Nous pouvons en être sûrs: Dieu veut plus que nous nous éloigner du mal. Alors, si nous lui adressons nous-mêmes cette demande, ne nous aidera-t-il pas ? « Demandez et l'on vous donnera, cherchez et vous trouverez, frappez et l'on vous ouvrira... Quel père parmi vous, si son fils lui demande un pain, lui donnera une pierre ? S'il lui demande un poisson, lui donnera-t-il un serpent au lieu d'un poisson ? ... Si donc vous, qui êtes mauvais, vous savez donner de bonnes choses à vos enfants, à combien plus forte raison votre Père céleste donnera-t-il l'Esprit Saint à ceux qui le lui demandent » (Lc 11,9-13).
Cette conscience doit nous inspirer la sérénité, même au milieu de la gravité de la lutte. Dans la prière, nous nous adressons à celui qui est plus puissant que tout mal, parce que le Seigneur Jésus, ressuscité d'entre les morts, a déjà vaincu. Face au mal qui menace de le submerger, le chrétien n'avance pas seul, avec témérité, en se fiant à ses propres forces, mais il se réfugie à l'ombre de la croix et demande avec confiance l'aide divine. Souvent, dans la vie spirituelle, la prière tenace permet d'obtenir ce que des années d'efforts n'avaient pas réussi à obtenir...

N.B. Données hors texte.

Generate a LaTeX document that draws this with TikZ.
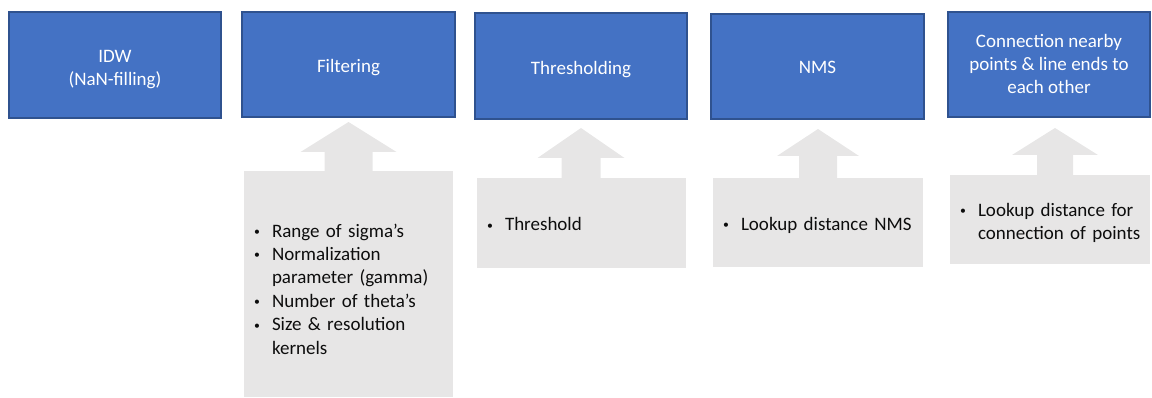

La prière du Je t'adore se termine sur une note douce : que ta grâce soit toujours avec moi et avec tous ceux que j'aime. Soyons attentifs à l'objet de cette prière, à ce que nous demandons pour nous et nos proches : la grâce de Dieu, c'est-à-dire la vie même de Dieu, répandue sur ceux qui l'aiment. Pour que, « apparentés » à Dieu, nous puissions participer au mystère de sa vie trinitaire, en jouissant à chaque instant de sa douce amitié. Y a-t-il quelque chose de plus beau dans une vie humaine ?
Celui qui a fait l'expérience, même passagère, de ce que signifie vivre dans la grâce de Dieu, comprend instinctivement qu'il s'agit là du bien le plus élevé, et le désire donc aussi pour ceux qu'il aime le plus : Que ta grâce soit toujours avec moi et avec tous ceux que j'aime.